São chagas imensas, cancros, com que quase ninguém se importa. Tantas "reformas" do ensino e pouco se altera, quando não muda para pior.
Não é só nos conteúdos disciplinares que não poucos docentes revelam (graves) falhas. Curiosamente, alguns deles vêm de (supostas) universidades com altas classificações, sobretudo em áreas de formação que se sobrepõem ao que antigamente se chamava conhecimento fundamental (quero dizer, específico). E depois há as necessárias actualizações que deviam ser disponibilizadas aos professores, em condições adequadas, mas que são também substituídas por formações em tanta coisa que não enriquece o saber de quem (o) devia ensinar. Aliás, defende-se hoje que o professor nem deve ensinar, devendo apenas estimular a auto-aprendizagem dos alunos. E há mesmo quem defenda que os alunos, só por si, aprendem, sem necessitar de professores, por exemplo com recurso aos computadores. E aprendem, aprendem até muito, mas não o corpo de conhecimentos que era importante que todos aprendessem...
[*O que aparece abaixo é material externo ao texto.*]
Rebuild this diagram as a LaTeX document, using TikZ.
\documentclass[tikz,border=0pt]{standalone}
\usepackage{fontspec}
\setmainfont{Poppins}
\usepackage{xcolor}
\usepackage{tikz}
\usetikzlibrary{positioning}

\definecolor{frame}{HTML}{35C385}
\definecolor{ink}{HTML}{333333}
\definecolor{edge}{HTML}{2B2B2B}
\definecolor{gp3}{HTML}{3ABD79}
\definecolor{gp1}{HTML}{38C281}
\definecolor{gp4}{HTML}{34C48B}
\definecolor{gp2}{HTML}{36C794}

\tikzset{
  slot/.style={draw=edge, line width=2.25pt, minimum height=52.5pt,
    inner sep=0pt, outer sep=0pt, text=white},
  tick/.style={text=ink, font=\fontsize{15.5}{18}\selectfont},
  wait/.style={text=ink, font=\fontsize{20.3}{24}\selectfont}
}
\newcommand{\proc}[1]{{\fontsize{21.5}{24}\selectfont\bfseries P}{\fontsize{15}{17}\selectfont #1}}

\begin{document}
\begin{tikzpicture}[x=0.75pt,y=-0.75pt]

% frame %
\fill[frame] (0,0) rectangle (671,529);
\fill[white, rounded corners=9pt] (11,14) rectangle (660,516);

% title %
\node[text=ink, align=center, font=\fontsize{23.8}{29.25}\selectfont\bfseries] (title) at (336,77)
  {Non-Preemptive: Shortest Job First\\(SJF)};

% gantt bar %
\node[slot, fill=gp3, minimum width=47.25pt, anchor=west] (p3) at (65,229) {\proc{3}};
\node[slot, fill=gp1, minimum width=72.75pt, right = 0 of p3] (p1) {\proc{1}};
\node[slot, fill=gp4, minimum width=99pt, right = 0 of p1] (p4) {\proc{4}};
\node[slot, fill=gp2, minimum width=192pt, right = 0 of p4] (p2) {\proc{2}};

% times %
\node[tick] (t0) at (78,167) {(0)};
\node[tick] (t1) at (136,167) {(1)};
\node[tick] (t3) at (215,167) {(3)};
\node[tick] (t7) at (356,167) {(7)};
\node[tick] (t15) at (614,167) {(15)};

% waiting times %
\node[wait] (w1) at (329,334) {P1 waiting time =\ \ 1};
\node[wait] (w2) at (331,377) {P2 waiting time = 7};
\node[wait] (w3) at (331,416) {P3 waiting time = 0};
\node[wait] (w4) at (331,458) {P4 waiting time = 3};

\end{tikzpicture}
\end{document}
E depois há ainda o modo como é tratada a língua portuguesa por professores, alunos, cidadãos em geral e, claro, pelos políticos...
Há menos de meia dúzia de anos, numa conferência numa universidade bem cotada do nosso país, um professor catedrático conseguiu produzir uma lição interessante, mas os erros de ortografia foram bastos na apresentação em "powerpoint" que fez. Quem também esteve nessa ciclo de conferências foi o Professor Fernando Catarino, que falou a seguir, e até ironizou (levemente) sobre aqueles erros...
Claro que, neste caldo de cultura, o prejuízo é imenso e quem mais sofre, obviamente, são os filhos dos (mais) pobres.